I have a file folder full of report cards and progress reports from my oldest son. For me, they are a keepsake. My personal connection to my kid's report cards had me reflecting on the comments I have written on student report cards, which in turn has motivated me to be more intentional with my own report card comments. Here are a few tips for creating quality comments.
Provide comments that are specific to the student and solution-focused.
Give specific examples of student progress or struggles. "Excellent job in science" is too general and doesn’t give the student or parent an idea of that students’ strengths. "Needs improvement" in reading also lacks detail and might leave a parent or student feeling frustrated. Try to be both specific and solution-focused in your comments. For example, “Michael has improved in his reading fluency. He has increased from 60 words a minute to 75 words per minute” helps both parents and the student to understand how much growth has been made. “Michael mastered 2, 3, and 4 multiplication facts, but needs practice on the rest over the summer to ensure he is ready for the next school year,” presents a need and action for the parent and student to tackle over the summer.
Consider the fact that this comment is part of a student’s permanent record.
Is morning tardiness an issue that should be addressed on the report card? Probably not. Filter your comments through the lens of a this being a record which will might be saved and looked back upon in future years. Make comments that are specific to student growth, strengths, and needs. When mentioning student struggles, try to focus on potential solutions and/or action steps.
Match report card comments to student grades.

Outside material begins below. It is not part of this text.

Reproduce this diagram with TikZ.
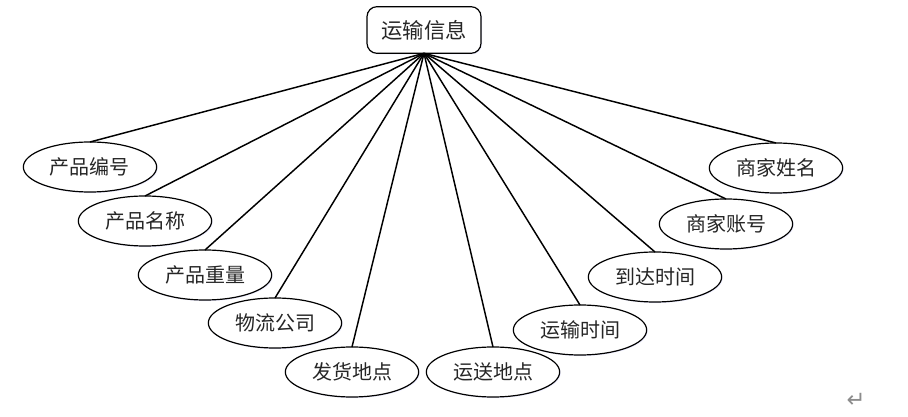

It can very confusing to a parent to read needs improvement when the grades listed are straight As. It can be just as confusing reading positive comments and low grades. Comments should provide insight to student progress and further explain the grades awarded. Mismatches can be frustrating and confusing for both parents and students.
During this busy time of year, take a few extra minutes to provide specific and solution-focused feedback to each of your students.